Language operations. Let \(L\) and \(M\) be languages over an alphabet \(T\). Then,
- \(\overline{L} = T^* - L\) is the complement of \(L\),
- \(L^R = \{s^R \mid s \in L\}\) is the reverse of \(L\),
- \(LM = \{st \mid s \in L,\ t\in M\}\) is the concatenation of \(L\) and \(M\),
- \(L^0 = \{\varepsilon\}\) is the 0-th power of \(L\),
- \(L^{n+1} = LL^n\) is the \((n + 1)\)-th power of \(L\),
- \(L^* = \bigcup_{i\in\mathbb{N}} L^i\) is the start-closure of \(L\),
- \(L^+ = \bigcup_{i\in\mathbb{N},\ i > 0}\) is the positive clousre of \(L\). And the following properties hold:
- \(L^+ = LL*\), and
- \(L^* = \{\varepsilon\} \cup L^+\).
A grammar is a shorthand syntax for an inductive definition of a language, where we use
- Monospace characters for terminals, i.e. symbols of the alphabet.
- Capital letters for nonterminals, i.e. auxiliary symbols that are not part of the alphabet but are part of the language.
- Production rules of the form \(\alpha \to \beta\), where \(\alpha\) is always a non-terminal.
- A nonterminal start symbol, which can be \(\varepsilon\).

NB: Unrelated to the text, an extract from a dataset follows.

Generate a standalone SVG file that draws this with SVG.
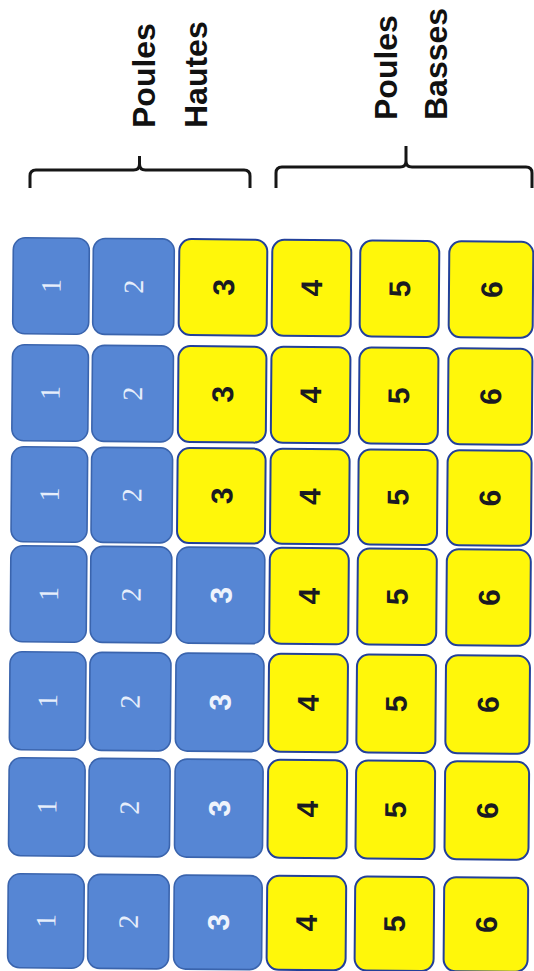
<svg xmlns="http://www.w3.org/2000/svg" width="534" height="971" viewBox="0 0 534 971">
<style>
.bg{fill:#ffffff}
.b rect{fill:#5686d4;stroke:#3a64ad;stroke-width:1.6}
.y rect{fill:#fff70a;stroke:#22409a;stroke-width:2}
.ns{font-family:"Liberation Serif","DejaVu Serif",serif;font-size:28px;fill:#e6eefb;text-anchor:middle}
.nb{font-family:"Liberation Sans","DejaVu Sans",sans-serif;font-weight:bold;font-size:30px;text-anchor:middle}
.y .nb{fill:#1a1a22}
.b .nb{fill:#eef3fc}
.lbl{font-family:"Liberation Sans","DejaVu Sans",sans-serif;font-weight:bold;font-size:32px;fill:#111111}
.br{fill:none;stroke:#161616;stroke-width:3;stroke-linecap:butt;stroke-linejoin:round}
</style>
<rect class="bg" x="0" y="0" width="534" height="971"/>
<g id="labels">
<text class="lbl" transform="translate(155,128) rotate(-90)">Poules</text>
<text class="lbl" transform="translate(207,128) rotate(-90)">Hautes</text>
<text class="lbl" transform="translate(397,120) rotate(-90)">Poules</text>
<text class="lbl" transform="translate(447,120) rotate(-90)">Basses</text>
</g>
<g id="connectors">
<path class="br" d="M30,188 V176 Q30,170 36,170 H133.5 Q139.5,170 139.5,164 V156 M139.5,164 Q139.5,170 145.5,170 H244 Q250,170 250,176 V188"/>
<path class="br" d="M276,188 V173 Q276,167 282,167 H400 Q406,167 406,161 V146 M406,161 Q406,167 412,167 H526 Q532,167 532,173 V188"/>
</g>
<g id="grid" transform="rotate(0.46 52 286)">
<!-- row 1 -->
<g id="r1c1" class="b"><rect x="13" y="238" width="76" height="96" rx="12"/><text class="ns" transform="translate(60.5,286) rotate(-90)">1</text></g>
<g id="r1c2" class="b"><rect x="93" y="238" width="81" height="96" rx="12"/><text class="ns" transform="translate(143,286) rotate(-90)">2</text></g>
<g id="r1c3" class="y"><rect x="179" y="238" width="88" height="96" rx="12"/><text class="nb" transform="translate(234,286) rotate(-90)">3</text></g>
<g id="r1c4" class="y"><rect x="272" y="238" width="79" height="96" rx="12"/><text class="nb" transform="translate(322,286) rotate(-90)">4</text></g>
<g id="r1c5" class="y"><rect x="360" y="238" width="79" height="96" rx="12"/><text class="nb" transform="translate(410,286) rotate(-90)">5</text></g>
<g id="r1c6" class="y"><rect x="449" y="238" width="84" height="96" rx="12"/><text class="nb" transform="translate(502,286) rotate(-90)">6</text></g>
<!-- row 2 -->
<g id="r2c1" class="b"><rect x="13" y="345" width="76" height="96" rx="12"/><text class="ns" transform="translate(60.5,393) rotate(-90)">1</text></g>
<g id="r2c2" class="b"><rect x="93" y="345" width="81" height="96" rx="12"/><text class="ns" transform="translate(143,393) rotate(-90)">2</text></g>
<g id="r2c3" class="y"><rect x="179" y="345" width="88" height="96" rx="12"/><text class="nb" transform="translate(234,393) rotate(-90)">3</text></g>
<g id="r2c4" class="y"><rect x="272" y="345" width="79" height="96" rx="12"/><text class="nb" transform="translate(322,393) rotate(-90)">4</text></g>
<g id="r2c5" class="y"><rect x="360" y="345" width="79" height="96" rx="12"/><text class="nb" transform="translate(410,393) rotate(-90)">5</text></g>
<g id="r2c6" class="y"><rect x="449" y="345" width="84" height="96" rx="12"/><text class="nb" transform="translate(502,393) rotate(-90)">6</text></g>
<!-- row 3 -->
<g id="r3c1" class="b"><rect x="13" y="447" width="76" height="95" rx="12"/><text class="ns" transform="translate(60.5,494.5) rotate(-90)">1</text></g>
<g id="r3c2" class="b"><rect x="93" y="447" width="81" height="95" rx="12"/><text class="ns" transform="translate(143,494.5) rotate(-90)">2</text></g>
<g id="r3c3" class="y"><rect x="179" y="447" width="88" height="95" rx="12"/><text class="nb" transform="translate(234,494.5) rotate(-90)">3</text></g>
<g id="r3c4" class="y"><rect x="272" y="447" width="79" height="95" rx="12"/><text class="nb" transform="translate(322,494.5) rotate(-90)">4</text></g>
<g id="r3c5" class="y"><rect x="360" y="447" width="79" height="95" rx="12"/><text class="nb" transform="translate(410,494.5) rotate(-90)">5</text></g>
<g id="r3c6" class="y"><rect x="449" y="447" width="84" height="95" rx="12"/><text class="nb" transform="translate(502,494.5) rotate(-90)">6</text></g>
<!-- row 4 -->
<g id="r4c1" class="b"><rect x="13" y="546" width="76" height="96" rx="12"/><text class="ns" transform="translate(60.5,594) rotate(-90)">1</text></g>
<g id="r4c2" class="b"><rect x="93" y="546" width="81" height="96" rx="12"/><text class="ns" transform="translate(143,594) rotate(-90)">2</text></g>
<g id="r4c3" class="b"><rect x="179" y="546" width="88" height="96" rx="12"/><text class="nb" transform="translate(234,594) rotate(-90)">3</text></g>
<g id="r4c4" class="y"><rect x="272" y="546" width="79" height="96" rx="12"/><text class="nb" transform="translate(322,594) rotate(-90)">4</text></g>
<g id="r4c5" class="y"><rect x="360" y="546" width="79" height="96" rx="12"/><text class="nb" transform="translate(410,594) rotate(-90)">5</text></g>
<g id="r4c6" class="y"><rect x="449" y="546" width="84" height="96" rx="12"/><text class="nb" transform="translate(502,594) rotate(-90)">6</text></g>
<!-- row 5 -->
<g id="r5c1" class="b"><rect x="13" y="652" width="76" height="98" rx="12"/><text class="ns" transform="translate(60.5,701) rotate(-90)">1</text></g>
<g id="r5c2" class="b"><rect x="93" y="652" width="81" height="98" rx="12"/><text class="ns" transform="translate(143,701) rotate(-90)">2</text></g>
<g id="r5c3" class="b"><rect x="179" y="652" width="88" height="98" rx="12"/><text class="nb" transform="translate(234,701) rotate(-90)">3</text></g>
<g id="r5c4" class="y"><rect x="272" y="652" width="79" height="98" rx="12"/><text class="nb" transform="translate(322,701) rotate(-90)">4</text></g>
<g id="r5c5" class="y"><rect x="360" y="652" width="79" height="98" rx="12"/><text class="nb" transform="translate(410,701) rotate(-90)">5</text></g>
<g id="r5c6" class="y"><rect x="449" y="652" width="84" height="98" rx="12"/><text class="nb" transform="translate(502,701) rotate(-90)">6</text></g>
<!-- row 6 -->
<g id="r6c1" class="b"><rect x="13" y="758" width="76" height="98" rx="12"/><text class="ns" transform="translate(60.5,807) rotate(-90)">1</text></g>
<g id="r6c2" class="b"><rect x="93" y="758" width="81" height="98" rx="12"/><text class="ns" transform="translate(143,807) rotate(-90)">2</text></g>
<g id="r6c3" class="b"><rect x="179" y="758" width="88" height="98" rx="12"/><text class="nb" transform="translate(234,807) rotate(-90)">3</text></g>
<g id="r6c4" class="y"><rect x="272" y="758" width="79" height="98" rx="12"/><text class="nb" transform="translate(322,807) rotate(-90)">4</text></g>
<g id="r6c5" class="y"><rect x="360" y="758" width="79" height="98" rx="12"/><text class="nb" transform="translate(410,807) rotate(-90)">5</text></g>
<g id="r6c6" class="y"><rect x="449" y="758" width="84" height="98" rx="12"/><text class="nb" transform="translate(502,807) rotate(-90)">6</text></g>
<!-- row 7 -->
<g id="r7c1" class="b"><rect x="13" y="874" width="76" height="94" rx="12"/><text class="ns" transform="translate(60.5,921) rotate(-90)">1</text></g>
<g id="r7c2" class="b"><rect x="93" y="874" width="81" height="94" rx="12"/><text class="ns" transform="translate(143,921) rotate(-90)">2</text></g>
<g id="r7c3" class="b"><rect x="179" y="874" width="88" height="94" rx="12"/><text class="nb" transform="translate(234,921) rotate(-90)">3</text></g>
<g id="r7c4" class="y"><rect x="272" y="874" width="79" height="94" rx="12"/><text class="nb" transform="translate(322,921) rotate(-90)">4</text></g>
<g id="r7c5" class="y"><rect x="360" y="874" width="79" height="94" rx="12"/><text class="nb" transform="translate(410,921) rotate(-90)">5</text></g>
<g id="r7c6" class="y"><rect x="449" y="874" width="84" height="94" rx="12"/><text class="nb" transform="translate(502,921) rotate(-90)">6</text></g>
</g>
</svg>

A context-free grammar is a four-tuple \((T, N, R, S)\) where
- \(T\) is a finite set of terminal symbols (alphabet),
- \(N\) is a finite set of nonterminal symbols,
- \(R\) is a finite set of production rules of the form \(A \to \beta\), where \(A\) is exactly one nonterminal and \(\beta\) is a sequence of terminals and nonterminals, and
- \(S\) is the start symbol.
An example of a context-free grammar is \[ P \to \varepsilon \mid a \mid b \mid c \mid aPa \mid bPb \mid cPc. \] A non example of a context-free grammar is \(\{a^n b^n c^n \mid n \in \mathbb{N}\}\), because in this case the production rules would not be of the form \(A \to \beta\) where \(A\) is exactly one nonterminal.
A context-free language is a language generated by a context-free grammar.